Up to and including the line with "plt.rcParams['axes.unicode_minus'] = False", write out the listing from its first line, minus the pictures.

[Raw data]

— Start —

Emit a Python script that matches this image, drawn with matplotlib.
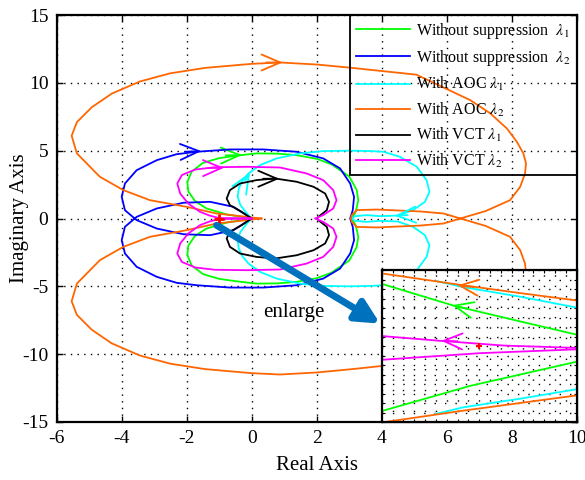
import numpy as np
import matplotlib
matplotlib.use("Agg")
import matplotlib.pyplot as plt

plt.rcParams['font.family'] = ['Liberation Serif', 'DejaVu Serif']
plt.rcParams['mathtext.fontset'] = 'stix'
plt.rcParams['axes.unicode_minus'] = False

# ---------------- data (positive-frequency half of each locus; mirrored about real axis) ----------------
green_re = [0, -0.77, -1.4, -1.75, -1.95, -1.98, -1.85, -1.5, -1.0, -0.5, 0.15, 0.8, 1.38, 2.0, 2.45, 3.0, 3.23, 3.28, 3.2, 3.08]
green_im = [0, 0.3, 0.75, 1.3, 2.0, 2.7, 3.45, 4.1, 4.45, 4.62, 4.8, 4.78, 4.67, 4.4, 4.0, 3.1, 2.1, 1.35, 0.5, 0]

blue_re = [0, -0.56, -1.28, -2.1, -2.92, -3.54, -3.9, -4.0, -3.9, -3.54, -2.92, -2.31, -1.69, -0.67, 0.36, 1.38, 2.2, 2.72, 3.03, 3.15, 3.11, 3.03]
blue_im = [0, -0.86, -1.23, -1.16, -0.74, -0.12, 0.61, 1.6, 2.58, 3.56, 4.3, 4.74, 4.92, 5.09, 5.09, 4.92, 4.43, 3.69, 2.58, 1.6, 0.62, 0]

cyan_re = [0, -0.15, -0.35, -0.43, -0.4, -0.28, -0.1, 0.26, 0.77, 1.49, 2.2, 3.0, 3.64, 4.05, 4.56, 5.08, 5.38, 5.47, 5.33, 4.97, 4.5, 3.95, 3.54, 3.18, 3.08]
cyan_im = [0, 0.37, 1.0, 1.6, 2.2, 2.8, 3.32, 3.94, 4.43, 4.8, 4.97, 5.0, 4.97, 4.92, 4.55, 3.81, 2.83, 1.97, 1.23, 0.62, 0.22, 0.17, 0.25, 0.17, 0]

orange_re = [0.3, -1.08, -2.0, -3.13, -3.95, -4.67, -5.38, -5.54, -5.38, -4.92, -4.31, -3.44, -2.51, -1.44, 0.0, 0.87, 2.0, 3.1, 5.07,
             6.72, 7.34, 7.85, 8.16, 8.36, 8.44, 8.41, 8.26, 7.95, 7.2, 6.42, 5.9, 5.18, 3.85, 3.23, 3.08, 3.05]
orange_im = [0, 0.37, 0.86, 1.35, 2.09, 3.07, 4.8, 6.1, 7.1, 8.2, 9.2, 10.1, 10.7, 11.1, 11.4, 11.5, 11.35, 11.1, 10.6,
             8.73, 7.75, 6.64, 5.65, 4.79, 4.06, 3.32, 2.33, 1.35, 0.55, 0.0, -0.37, -0.52, -0.66, -0.62, -0.25, 0]

black_re = [0, -0.31, -0.67, -0.77, -0.67, -0.36, 0.15, 0.72, 1.38, 1.9, 2.26, 2.38, 2.31, 2.05, 2.0]
black_im = [0, 0.49, 0.98, 1.47, 2.09, 2.58, 2.83, 2.95, 2.71, 2.34, 1.84, 1.23, 0.61, 0.12, 0]

magenta_re = [0, -0.5, -1.0, -1.3, -1.59, -1.95, -2.2, -2.29, -2.15, -1.74, -1.13, -0.15, 0.87, 1.69, 2.2, 2.51, 2.61, 2.51, 2.2, 1.95]
magenta_im = [0, 0.0, 0.03, 0.22, 0.49, 1.1, 1.84, 2.58, 3.2, 3.61, 3.78, 3.81, 3.76, 3.32, 2.83, 2.09, 1.35, 0.74, 0.25, 0]

labels = [r'Without suppression  $\lambda_1$', r'Without suppression  $\lambda_2$',
          r'With AOC $\lambda_1$', r'With AOC $\lambda_2$',
          r'With VCT $\lambda_1$', r'With VCT $\lambda_2$']
colors = ['#00FF00', '#0000FF', '#00FFFF', '#FF6600', '#000000', '#FF00FF']

# direction arrows on the loci: (x_tip, y_tip, dx, dy) in data units
arrow_pts = {
    'green':   (-0.3, 4.68, 0.5, 0.03),
    'blue':    (-1.55, 4.97, 0.5, 0.05),
    'cyan':    (-0.05, 3.4, 0.15, 0.6),
    'orange':  (0.95, 11.5, 0.5, 0.0),
    'black':   (0.85, 2.93, 0.5, 0.0),
    'magenta': (-0.85, 3.74, 0.5, 0.02),
}
cyan_arrow2 = (4.4, 0.2, -0.4, -0.05)

crit_point = (-1.0, 0.0)

# inset (zoom around the critical point)
in_orange_up_x = [-1.18, -1.036, -0.928, -0.82]; in_orange_up_y = [0.153, 0.129, 0.112, 0.096]
in_cyan_up_x = [-1.08, -1.029, -0.925, -0.82];   in_cyan_up_y = [0.137, 0.124, 0.104, 0.081]
in_green_up_x = [-1.18, -1.047, -0.925, -0.82];  in_green_up_y = [0.131, 0.085, 0.052, 0.024]
in_mag_up_x = [-1.18, -1.072, -0.955, -0.82];    in_mag_up_y = [0.021, 0.011, 0.001, -0.004]
in_mag_lo_x = [-1.18, -0.998, -0.82];            in_mag_lo_y = [-0.029, -0.015, -0.007]
in_green_lo_x = [-1.18, -1.017, -0.82];          in_green_lo_y = [-0.137, -0.084, -0.033]
in_cyan_lo_x = [-1.08, -1.029, -0.925, -0.82];   in_cyan_lo_y = [-0.143, -0.129, -0.111, -0.091]
in_orange_lo_x = [-1.18, -1.029, -0.82];         in_orange_lo_y = [-0.161, -0.136, -0.104]
in_arrows = [(-1.04, 0.128, -0.03, 0.004, '#FF6600'),
             (-1.05, 0.086, -0.03, 0.008, '#00FF00'),
             (-1.07, 0.011, -0.03, 0.001, '#FF00FF')]

# ---------------- figure ----------------
fig = plt.figure(figsize=(5.85, 4.8), dpi=100)
ax = fig.add_axes([56.7/585, 1-422/480, 520/585, 407/480])

def closed(re, im):
    re = np.asarray(re, float); im = np.asarray(im, float)
    return np.concatenate([re, re[::-1][1:]]), np.concatenate([im, -im[::-1][1:]])

series = [(green_re, green_im), (blue_re, blue_im), (cyan_re, cyan_im),
          (orange_re, orange_im), (black_re, black_im), (magenta_re, magenta_im)]
names = ['green', 'blue', 'cyan', 'orange', 'black', 'magenta']
lw = 1.3
head = '->,head_length=0.75,head_width=0.32'
for (re, im), c, lab, nm in zip(series, colors, labels, names):
    x, y = closed(re, im)
    ax.plot(x, y, color=c, lw=lw, label=lab, zorder=3)
    xt, yt, dx, dy = arrow_pts[nm]
    ax.annotate('', xy=(xt, yt), xytext=(xt - dx, yt - dy),
                arrowprops=dict(arrowstyle=head, color=c, lw=lw,
                                shrinkA=0, shrinkB=0, mutation_scale=18), zorder=3)
xt, yt, dx, dy = cyan_arrow2
ax.annotate('', xy=(xt, yt), xytext=(xt - dx, yt - dy),
            arrowprops=dict(arrowstyle=head, color='#00FFFF', lw=lw,
                            shrinkA=0, shrinkB=0, mutation_scale=18), zorder=3)

ax.plot(*crit_point, marker='+', color='red', ms=7, mew=2, zorder=4)

ax.set_xlim(-6, 10)
ax.set_ylim(-15, 15)
ax.set_xticks(np.arange(-6, 11, 2))
ax.set_yticks(np.arange(-15, 16, 5))
ax.grid(True, color='black', linestyle=(0, (1, 3.8)), lw=1.0)
ax.tick_params(direction='in', length=4, width=1, top=True, right=True, labelsize=14, pad=6)
for s in ax.spines.values():
    s.set_linewidth(1.6)
ax.set_xlabel('Real Axis', fontsize=15, labelpad=6)
ax.set_ylabel('Imaginary Axis', fontsize=15)
ax.yaxis.set_label_coords(-0.054, 0.5)

leg = ax.legend(loc='upper right', bbox_to_anchor=(1, 1), borderaxespad=0, fontsize=11.5,
                handlelength=3.4, handletextpad=0.4, labelspacing=0.46, borderpad=0.35,
                fancybox=False)
frame = leg.get_frame()
frame.set_alpha(None)
frame.set_facecolor('none')
frame.set_edgecolor('black')
frame.set_linewidth(1.3)

# enlarge arrow + text
ax.annotate('', xy=(3.95, -7.75), xytext=(-1.08, -0.5),
            arrowprops=dict(arrowstyle='-|>,head_length=0.7,head_width=0.35', color='#0072BD',
                            lw=5, shrinkA=0, shrinkB=0, mutation_scale=20), zorder=5)
ax.text(1.3, -6.9, 'enlarge', fontsize=15, ha='center', va='center')

# inset
axin = ax.inset_axes([4, -15, 6, 11.2], transform=ax.transData, zorder=6)
axin.set_facecolor('white')
inset_lines = [(in_cyan_up_x, in_cyan_up_y, '#00FFFF'), (in_cyan_lo_x, in_cyan_lo_y, '#00FFFF'),
               (in_orange_up_x, in_orange_up_y, '#FF6600'), (in_orange_lo_x, in_orange_lo_y, '#FF6600'),
               (in_green_up_x, in_green_up_y, '#00FF00'), (in_green_lo_x, in_green_lo_y, '#00FF00'),
               (in_mag_up_x, in_mag_up_y, '#FF00FF'), (in_mag_lo_x, in_mag_lo_y, '#FF00FF')]
for xx, yy, c in inset_lines:
    axin.plot(xx, yy, color=c, lw=lw)
for xt, yt, dx, dy, c in in_arrows:
    axin.annotate('', xy=(xt, yt), xytext=(xt - dx, yt - dy),
                  arrowprops=dict(arrowstyle=head, color=c, lw=lw,
                                  shrinkA=0, shrinkB=0, mutation_scale=18))
axin.plot(*crit_point, marker='+', color='red', ms=5, mew=1.5)
axin.set_xlim(-1.18, -0.82)
axin.set_ylim(-0.16, 0.16)
axin.set_xticks(np.linspace(-1.18, -0.82, 19))
axin.set_yticks(np.linspace(-0.16, 0.16, 17))
axin.grid(True, color='black', linestyle=(0, (1, 6.5)), lw=1.0)
axin.tick_params(direction='in', length=2, labelbottom=False, labelleft=False, top=True, right=True)
for s in axin.spines.values():
    s.set_linewidth(1.6)

fig.savefig('out.png', dpi=100)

— End —

[Response to the task]
Emit a Python script that matches this image, drawn with matplotlib.
import numpy as np
import matplotlib
matplotlib.use("Agg")
import matplotlib.pyplot as plt

plt.rcParams['font.family'] = ['Liberation Serif', 'DejaVu Serif']
plt.rcParams['mathtext.fontset'] = 'stix'
plt.rcParams['axes.unicode_minus'] = False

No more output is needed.